→ INFORMATION SHOWN
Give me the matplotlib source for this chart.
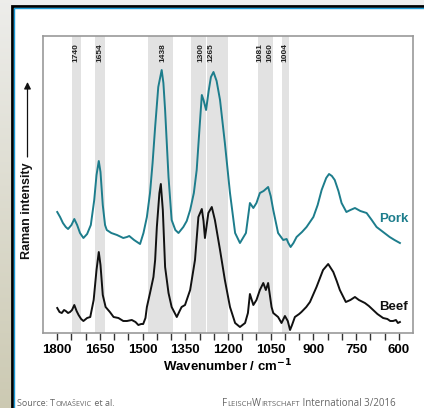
import matplotlib
matplotlib.use("Agg")
import matplotlib.pyplot as plt
import numpy as np
from matplotlib.patches import Rectangle

# ---------------- data ----------------
pork_wn = [1800, 1790, 1780, 1770, 1762, 1750, 1740, 1730, 1720, 1708, 1695, 1682, 1670, 1662, 1654,
           1648, 1640, 1632, 1626, 1610, 1590, 1568, 1555, 1547, 1530, 1509, 1497, 1485, 1474, 1465,
           1456, 1445, 1433, 1427, 1421, 1409, 1398, 1385, 1374, 1357, 1345, 1333, 1320, 1310, 1300,
           1292, 1286, 1277, 1268, 1260, 1251, 1240, 1228, 1211, 1193, 1175, 1158, 1137, 1123, 1111,
           1100, 1088, 1075, 1059, 1050, 1041, 1024, 1006, 994, 988, 980, 970, 959, 940, 924,
           900, 885, 871, 855, 845, 835, 825, 812, 801, 784, 770, 754, 735, 713, 695,
           678, 655, 632, 615, 596]
pork_int = [121, 116, 110, 106, 104, 108, 114, 108, 100, 95, 99, 108, 133, 158, 172,
            161, 128, 108, 103, 100, 98, 95, 96, 97, 93, 89, 100, 116, 140, 170,
            206, 246, 263, 250, 223, 156, 113, 103, 100, 106, 112, 123, 140, 163, 205,
            238, 233, 223, 242, 256, 261, 252, 233, 190, 140, 100, 90, 100, 130, 125,
            130, 140, 142, 146, 137, 123, 100, 93, 94, 90, 86, 90, 96, 101, 106,
            116, 128, 143, 155, 159, 157, 153, 142, 130, 121, 123, 125, 122, 120, 113,
            106, 101, 96, 93, 90]

beef_wn = [1800, 1792, 1784, 1776, 1770, 1762, 1755, 1748, 1740, 1732, 1725, 1716, 1708, 1695, 1684,
           1672, 1662, 1654, 1648, 1640, 1630, 1615, 1602, 1585, 1568, 1555, 1538, 1525, 1515, 1505,
           1498, 1490, 1485, 1474, 1462, 1456, 1450, 1441, 1436, 1429, 1421, 1409, 1398, 1380, 1370,
           1363, 1351, 1333, 1316, 1304, 1292, 1286, 1281, 1269, 1257, 1246, 1228, 1211, 1193, 1175,
           1158, 1140, 1130, 1123, 1111, 1100, 1088, 1076, 1067, 1059, 1047, 1041, 1024, 1012, 1000,
           990, 982, 975, 965, 950, 942, 925, 912, 889, 866, 848, 830, 818, 807, 786,
           770, 754, 740, 719, 705, 690, 675, 655, 640, 630, 620, 610, 603, 596]
beef_int = [25, 21, 20, 23, 22, 20, 21, 23, 28, 22, 18, 14, 12, 15, 16,
            33, 63, 81, 68, 38, 26, 21, 16, 15, 12, 12, 13, 11, 8, 9,
            9, 15, 26, 40, 56, 73, 106, 140, 149, 123, 66, 40, 26, 16, 22,
            26, 28, 43, 73, 116, 124, 112, 95, 120, 126, 113, 83, 53, 26, 10,
            6, 10, 20, 39, 28, 33, 43, 50, 43, 50, 26, 20, 16, 10, 17,
            12, 3, 8, 16, 19, 21, 26, 31, 46, 63, 69, 61, 52, 43, 31,
            33, 36, 33, 30, 27, 23, 19, 15, 14, 12, 12, 13, 10, 11]

band_ranges = [(1747, 1717), (1669, 1631), (1480, 1392), (1329, 1277), (1273, 1201),
               (1096, 1041), (1010, 984)]
band_labels = ["1740", "1654", "1438", "1300", "1265", "1081", "1060", "1004"]
band_label_pos = [1733, 1651, 1428, 1295, 1260, 1087, 1052, 1000]

xticks = [1800, 1650, 1500, 1350, 1200, 1050, 900, 750, 600]

# ---------------- figure ----------------
W, H = 424, 408
fig = plt.figure(figsize=(W / 100, H / 100), dpi=100, facecolor="#eeeeee")

def fx(x):
    return x / W

def fy(y):
    return 1 - y / H

# left background gradient strip
bg = fig.add_axes([0, 0, fx(12), 1], zorder=-5)
bg.axis("off")
grad = np.linspace(0, 1, 200)[:, None]
c_top = np.array([0.93, 0.93, 0.92])
c_bot = np.array([0.80, 0.79, 0.70])
img = c_top[None, None, :] * (1 - grad[:, :, None]) + c_bot[None, None, :] * grad[:, :, None]
bg.imshow(img, aspect="auto", extent=[0, 1, 0, 1])

# white panel with black + blue border
fig.patches.append(Rectangle((fx(12), -0.1), 1, fy(6) + 0.1, transform=fig.transFigure,
                             facecolor="white", edgecolor="black", linewidth=2.0, zorder=-3))
fig.patches.append(Rectangle((fx(14), -0.1), 1, fy(8) + 0.1, transform=fig.transFigure,
                             facecolor="none", edgecolor="#1a9ad6", linewidth=1.0, zorder=-2))

ax = fig.add_axes([fx(43), fy(333), fx(413) - fx(43), fy(36) - fy(333)])
ax.set_facecolor("white")
ax.set_xlim(1850, 550)
ax.set_ylim(0, 297)

for (a, b) in band_ranges:
    ax.axvspan(a, b, color="#e2e2e2", lw=0, zorder=0)

for lab, pos in zip(band_labels, band_label_pos):
    ax.text(pos, 290, lab, rotation=90, ha="center", va="top", fontsize=6,
            fontweight="bold", family="Liberation Sans", color="#222222", zorder=3)

ax.plot(pork_wn, pork_int, color="#1d7d8c", lw=1.4, zorder=2)
ax.plot(beef_wn, beef_int, color="#111111", lw=1.4, zorder=2)

ax.text(567, 114, "Pork", color="#1d7d8c", fontsize=9.5, fontweight="bold",
        family="Liberation Sans", ha="right", va="center")
ax.text(567, 26, "Beef", color="#111111", fontsize=9.5, fontweight="bold",
        family="Liberation Sans", ha="right", va="center")

for s in ax.spines.values():
    s.set_color("#999999")
    s.set_linewidth(1.2)

ax.set_xticks(np.arange(600, 1801, 50), minor=True)
ax.set_xticks(xticks)
ax.set_xticklabels([str(t) for t in xticks], fontsize=9.5, fontweight="bold",
                   family="Liberation Sans")
ax.tick_params(axis="x", which="both", direction="out", length=5, width=1,
               color="#333333", pad=3)
ax.set_yticks([])

ax.set_xlabel("Wavenumber / cm$^{\\mathbf{-1}}$", fontsize=9.5, fontweight="bold",
              family="Liberation Sans", labelpad=1)

# y label with arrow
fig.text(fx(27), fy(211), "Raman intensity", rotation=90, ha="center", va="center",
         fontsize=9, fontweight="bold", family="Liberation Sans", color="#111111")
ax.annotate("", xy=(fx(27.5), fy(82)), xytext=(fx(27.5), fy(157)),
            xycoords="figure fraction", textcoords="figure fraction",
            arrowprops=dict(arrowstyle="-|>", color="#111111", lw=0.9,
                            mutation_scale=10, shrinkA=0, shrinkB=0))

# footer in small caps style
renderer = fig.canvas.get_renderer()

def runs(x0, y0, parts, color="#666666"):
    x = fx(x0)
    for txt, size in parts:
        t = fig.text(x, fy(y0), txt, fontsize=size, color=color, family="Open Sans",
                     ha="left", va="baseline")
        bb = t.get_window_extent(renderer=renderer)
        x += bb.width / W

runs(17, 406, [("Source: ", 6.5), ("T", 6.5), ("OMAŠEVIC", 5.2), (" et al.", 6.5)])
runs(222, 406, [("F", 7), ("LEISCH", 5.5), ("W", 7), ("IRTSCHAFT", 5.5),
                (" International 3/2016", 7)])

fig.savefig("out.png", dpi=100, facecolor=fig.get_facecolor())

→ INSTRUCTIONS TO FOLLOW
From the data above, write out everything exactly except the pictures.

→ ANSWER TO THE TASK
Give me the matplotlib source for this chart.
import matplotlib
matplotlib.use("Agg")
import matplotlib.pyplot as plt
import numpy as np
from matplotlib.patches import Rectangle

# ---------------- data ----------------
pork_wn = [1800, 1790, 1780, 1770, 1762, 1750, 1740, 1730, 1720, 1708, 1695, 1682, 1670, 1662, 1654,
           1648, 1640, 1632, 1626, 1610, 1590, 1568, 1555, 1547, 1530, 1509, 1497, 1485, 1474, 1465,
           1456, 1445, 1433, 1427, 1421, 1409, 1398, 1385, 1374, 1357, 1345, 1333, 1320, 1310, 1300,
           1292, 1286, 1277, 1268, 1260, 1251, 1240, 1228, 1211, 1193, 1175, 1158, 1137, 1123, 1111,
           1100, 1088, 1075, 1059, 1050, 1041, 1024, 1006, 994, 988, 980, 970, 959, 940, 924,
           900, 885, 871, 855, 845, 835, 825, 812, 801, 784, 770, 754, 735, 713, 695,
           678, 655, 632, 615, 596]
pork_int = [121, 116, 110, 106, 104, 108, 114, 108, 100, 95, 99, 108, 133, 158, 172,
            161, 128, 108, 103, 100, 98, 95, 96, 97, 93, 89, 100, 116, 140, 170,
            206, 246, 263, 250, 223, 156, 113, 103, 100, 106, 112, 123, 140, 163, 205,
            238, 233, 223, 242, 256, 261, 252, 233, 190, 140, 100, 90, 100, 130, 125,
            130, 140, 142, 146, 137, 123, 100, 93, 94, 90, 86, 90, 96, 101, 106,
            116, 128, 143, 155, 159, 157, 153, 142, 130, 121, 123, 125, 122, 120, 113,
            106, 101, 96, 93, 90]

beef_wn = [1800, 1792, 1784, 1776, 1770, 1762, 1755, 1748, 1740, 1732, 1725, 1716, 1708, 1695, 1684,
           1672, 1662, 1654, 1648, 1640, 1630, 1615, 1602, 1585, 1568, 1555, 1538, 1525, 1515, 1505,
           1498, 1490, 1485, 1474, 1462, 1456, 1450, 1441, 1436, 1429, 1421, 1409, 1398, 1380, 1370,
           1363, 1351, 1333, 1316, 1304, 1292, 1286, 1281, 1269, 1257, 1246, 1228, 1211, 1193, 1175,
           1158, 1140, 1130, 1123, 1111, 1100, 1088, 1076, 1067, 1059, 1047, 1041, 1024, 1012, 1000,
           990, 982, 975, 965, 950, 942, 925, 912, 889, 866, 848, 830, 818, 807, 786,
           770, 754, 740, 719, 705, 690, 675, 655, 640, 630, 620, 610, 603, 596]
beef_int = [25, 21, 20, 23, 22, 20, 21, 23, 28, 22, 18, 14, 12, 15, 16,
            33, 63, 81, 68, 38, 26, 21, 16, 15, 12, 12, 13, 11, 8, 9,
            9, 15, 26, 40, 56, 73, 106, 140, 149, 123, 66, 40, 26, 16, 22,
            26, 28, 43, 73, 116, 124, 112, 95, 120, 126, 113, 83, 53, 26, 10,
            6, 10, 20, 39, 28, 33, 43, 50, 43, 50, 26, 20, 16, 10, 17,
            12, 3, 8, 16, 19, 21, 26, 31, 46, 63, 69, 61, 52, 43, 31,
            33, 36, 33, 30, 27, 23, 19, 15, 14, 12, 12, 13, 10, 11]

band_ranges = [(1747, 1717), (1669, 1631), (1480, 1392), (1329, 1277), (1273, 1201),
               (1096, 1041), (1010, 984)]
band_labels = ["1740", "1654", "1438", "1300", "1265", "1081", "1060", "1004"]
band_label_pos = [1733, 1651, 1428, 1295, 1260, 1087, 1052, 1000]

xticks = [1800, 1650, 1500, 1350, 1200, 1050, 900, 750, 600]

# ---------------- figure ----------------
W, H = 424, 408
fig = plt.figure(figsize=(W / 100, H / 100), dpi=100, facecolor="#eeeeee")

def fx(x):
    return x / W

def fy(y):
    return 1 - y / H

# left background gradient strip
bg = fig.add_axes([0, 0, fx(12), 1], zorder=-5)
bg.axis("off")
grad = np.linspace(0, 1, 200)[:, None]
c_top = np.array([0.93, 0.93, 0.92])
c_bot = np.array([0.80, 0.79, 0.70])
img = c_top[None, None, :] * (1 - grad[:, :, None]) + c_bot[None, None, :] * grad[:, :, None]
bg.imshow(img, aspect="auto", extent=[0, 1, 0, 1])

# white panel with black + blue border
fig.patches.append(Rectangle((fx(12), -0.1), 1, fy(6) + 0.1, transform=fig.transFigure,
                             facecolor="white", edgecolor="black", linewidth=2.0, zorder=-3))
fig.patches.append(Rectangle((fx(14), -0.1), 1, fy(8) + 0.1, transform=fig.transFigure,
                             facecolor="none", edgecolor="#1a9ad6", linewidth=1.0, zorder=-2))

ax = fig.add_axes([fx(43), fy(333), fx(413) - fx(43), fy(36) - fy(333)])
ax.set_facecolor("white")
ax.set_xlim(1850, 550)
ax.set_ylim(0, 297)

for (a, b) in band_ranges:
    ax.axvspan(a, b, color="#e2e2e2", lw=0, zorder=0)

for lab, pos in zip(band_labels, band_label_pos):
    ax.text(pos, 290, lab, rotation=90, ha="center", va="top", fontsize=6,
            fontweight="bold", family="Liberation Sans", color="#222222", zorder=3)

ax.plot(pork_wn, pork_int, color="#1d7d8c", lw=1.4, zorder=2)
ax.plot(beef_wn, beef_int, color="#111111", lw=1.4, zorder=2)

ax.text(567, 114, "Pork", color="#1d7d8c", fontsize=9.5, fontweight="bold",
        family="Liberation Sans", ha="right", va="center")
ax.text(567, 26, "Beef", color="#111111", fontsize=9.5, fontweight="bold",
        family="Liberation Sans", ha="right", va="center")

for s in ax.spines.values():
    s.set_color("#999999")
    s.set_linewidth(1.2)

ax.set_xticks(np.arange(600, 1801, 50), minor=True)
ax.set_xticks(xticks)
ax.set_xticklabels([str(t) for t in xticks], fontsize=9.5, fontweight="bold",
                   family="Liberation Sans")
ax.tick_params(axis="x", which="both", direction="out", length=5, width=1,
               color="#333333", pad=3)
ax.set_yticks([])

ax.set_xlabel("Wavenumber / cm$^{\\mathbf{-1}}$", fontsize=9.5, fontweight="bold",
              family="Liberation Sans", labelpad=1)

# y label with arrow
fig.text(fx(27), fy(211), "Raman intensity", rotation=90, ha="center", va="center",
         fontsize=9, fontweight="bold", family="Liberation Sans", color="#111111")
ax.annotate("", xy=(fx(27.5), fy(82)), xytext=(fx(27.5), fy(157)),
            xycoords="figure fraction", textcoords="figure fraction",
            arrowprops=dict(arrowstyle="-|>", color="#111111", lw=0.9,
                            mutation_scale=10, shrinkA=0, shrinkB=0))

# footer in small caps style
renderer = fig.canvas.get_renderer()

def runs(x0, y0, parts, color="#666666"):
    x = fx(x0)
    for txt, size in parts:
        t = fig.text(x, fy(y0), txt, fontsize=size, color=color, family="Open Sans",
                     ha="left", va="baseline")
        bb = t.get_window_extent(renderer=renderer)
        x += bb.width / W

runs(17, 406, [("Source: ", 6.5), ("T", 6.5), ("OMAŠEVIC", 5.2), (" et al.", 6.5)])
runs(222, 406, [("F", 7), ("LEISCH", 5.5), ("W", 7), ("IRTSCHAFT", 5.5),
                (" International 3/2016", 7)])

fig.savefig("out.png", dpi=100, facecolor=fig.get_facecolor())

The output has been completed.